Le salariat n’est pas fait pour tout le monde, et Fatima en a fait l’expérience. Usée par des problèmes de communication récurrents avec ses collègues, cette quadra malentendante a opté pour l’indépendance. Portrait d’une entrepreneure obstinée !
Allier handicap et entrepreneuriat ? Un pari risqué pour certains… une évidence pour d’autres. Pour Fatima, le choix ne s’est pas imposé dès le départ. Cette quadragénaire, malentendante de naissance, commence sa vie professionnelle dans un grand groupe en tant que documentaliste, avant de devenir journaliste. À l’époque, raconte-t-elle, son handicap est sa « honte ». Dix ans plus tard, sa carrière de salariée prend fin. En cause : des problèmes de communication, « énormes et systématiques », avec ses collègues. « Ça ne pouvait pas venir que des autres ; j’avais forcément une part de responsabilité », se souvient Fatima.
Un métier choisi en fonction du handicap
De là naît son projet de reconversion professionnelle : se former à la naturopathie et à la psychopratique. Un virage important, qu’elle explique en partie par son besoin de proposer des solutions non médicales aux personnes handicapées. « Le monde médical m’a dégoûtée de mon handicap », confie Fatima. Peu d’empathie ou d’accompagnement psychologique, et l’impression persistante de « ne pas être suffisante ». Ce qui la pousse à révéler la raison cachée de son choix de carrière, celle qu’elle n’avoue presque jamais : « J’imaginais que la naturopathie m’aiderait à supprimer mon handicap », sourit-elle, timide.
Un « rêve illusoire », s’aperçoit-elle très vite. Après deux ans de formation, durant lesquels elle passe également un certificat de psychopraticienne, Fatima réalise que son handicap est permanent. Et que la clé réside plutôt dans l’acceptation.
De la gestion d’association aux ateliers handicap
Ce déclic marque le début d’une nouvelle transition professionnelle. Plutôt que d’intervenir sur l’hygiène alimentaire, elle décide d’accompagner les personnes en situation de handicap dans le renforcement de leur estime d’elles-mêmes. Elle lance l’association Positive Handi en 2019. « La société invisibilise et marginalise le handicap. À force, on finit par y croire et par l’intérioriser », regrette Fatima.
En parallèle, elle reçoit des propositions pour animer des ateliers.

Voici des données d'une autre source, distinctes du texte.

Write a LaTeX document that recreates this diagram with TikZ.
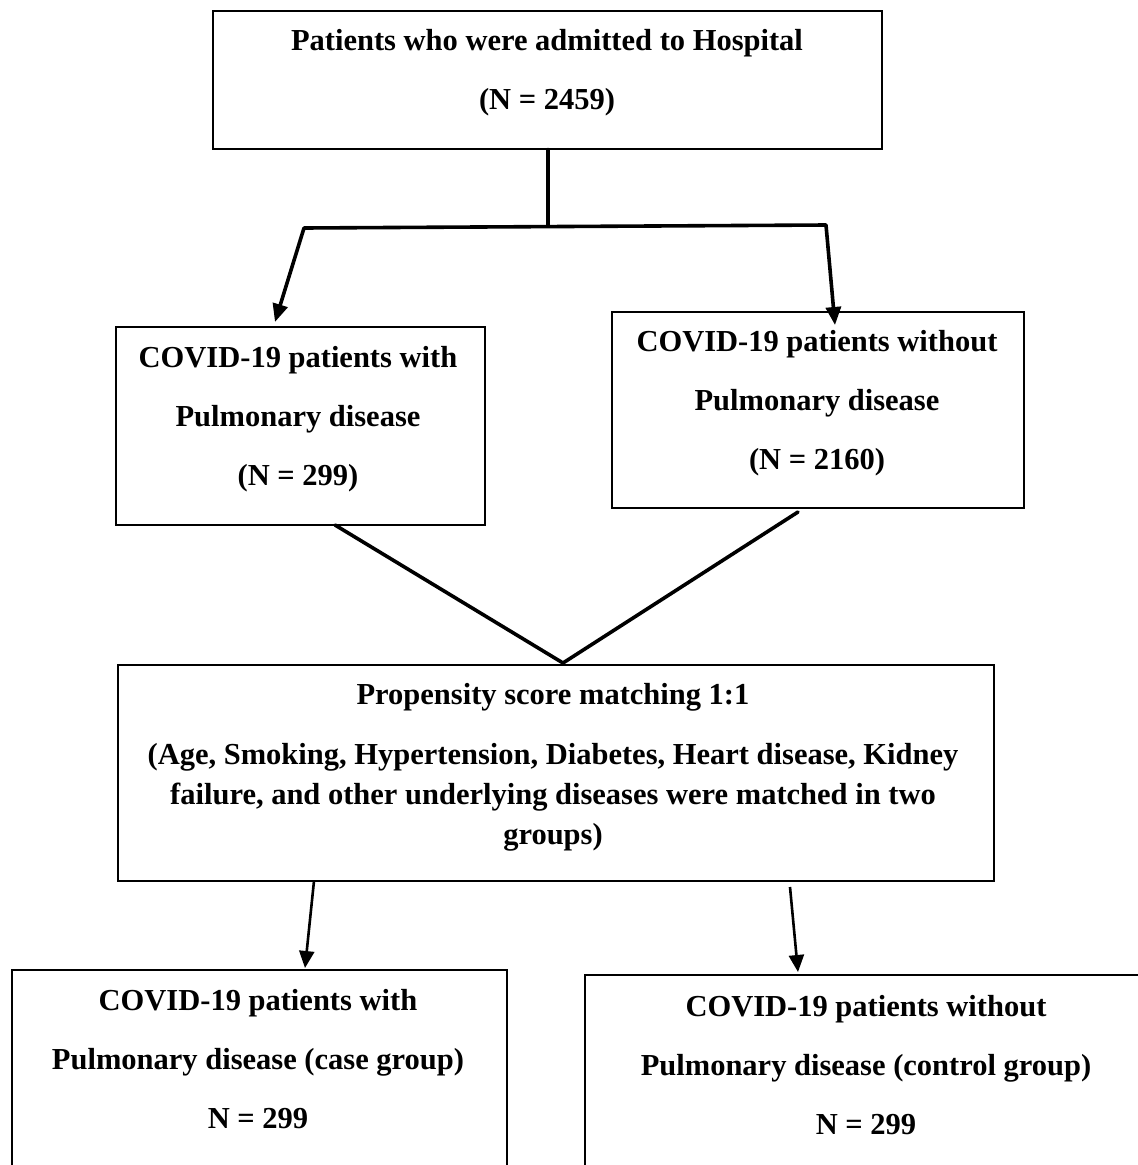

D’abord une ou deux, puis de plus en plus. À l’été 2024, elle ferme l’association, qu’elle gérait à titre bénévole. « En plus des ateliers, j’aimerais mettre en place des accompagnements individuels », explique l’entrepreneure – un chantier qu’elle ne pourrait pas développer si l’association existait toujours.
Des accompagnements aux TIH essentiels
Ce parcours professionnel, aux virages nombreux et parfois en tête d’épingle, ne doit pas son succès exclusivement à la chance de Fatima. Dès le départ, elle mobilise toutes les ressources disponibles, à commencer par son réseau : « J’avais gardé de très bons contacts avec mes anciens employeurs, ce qui m’a aidée. Je me suis aussi rapprochée d’entrepreneurs en situation de handicap, qui m’ont conseillée pendant plusieurs années ».
Plus tard, c’est au tour de Linklusion de faire son entrée. À l’instar d’autres organismes (comme l’association H’up entrepreneurs ou la plateforme TIH-Learning lancée par l’Agefiph et Malakoff Humanis), cet accompagnement dédié aux Travailleurs indépendants en situation de handicap (TIH) est financé par l’État. Fatima parle d’un véritable « tremplin » : « Ils ne m’ont jamais rien imposé. Au contraire, c’est l’autonomie de l’entrepreneur qu’ils visent ». Pour la première fois, pas question de surcompensation : c’est Linklusion qui s’adapte à sa réalité. « Au final, c’est aussi grâce à eux que j’ai appris à aimer mon handicap », conclut-elle.